During his first job at Turner Construction, he worked on the Firestone Memorial Library at Princeton University. Two years later, he joined the General Services Administration, helping to redesign the White House for the Truman administration. In 1954, he moved to the Corps of Engineers and worked on the original National Security Agency’s headquarters in Fort Meade, Md. – a major multi-million dollar project. “That was a very exciting job,” he says. “To this day, I know the inside of that building like the back of my hand.”
After a stint with NASA’s Goddard Space Flight Center, Schlosser founded in 1962 his namesake company, initially working out of his home. W.M. Schlosser Company, based in Hyattsville, Md., has grown from a mechanical contracting business to a leading general contracting firm in the Mid-Atlantic region. Four of his six children work for the family business.

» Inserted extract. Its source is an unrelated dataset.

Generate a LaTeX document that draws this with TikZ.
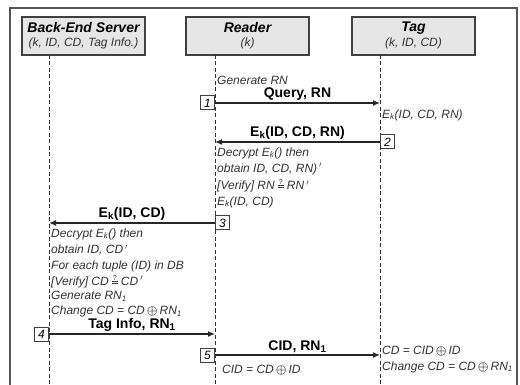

One of Schlosser’s favorite projects involved the 1993 restoration of Lady Freedom that sits atop the U.S. Capitol. The 15,000-pound Lady was lowered and replaced successfully, despite Vegas bookies who took bets at 3-1 odds that the statue would be dropped, he says.
In 1976, Schlosser bought a 600-acre working farm in the Shenandoah Mountains of Virginia. A year later, he relocated to Sanibel Island, Fla., where he eventually retired but for occasional consulting. Schlosser served on the board of the Bailey-Matthews National Shell Museum there, the largest of its kind in the country. He also constructed Wil’s Landing, a restaurant and shopping destination.
Schlosser credits Drexel for his successful launch and more. “Drexel taught me the fundamentals of logical reasoning,” he says, “to see this happen and then that happen and coordinate all the efforts together to come up with good solutions to business problems.” Clearly, his education has paid vast dividends – and his father knew best.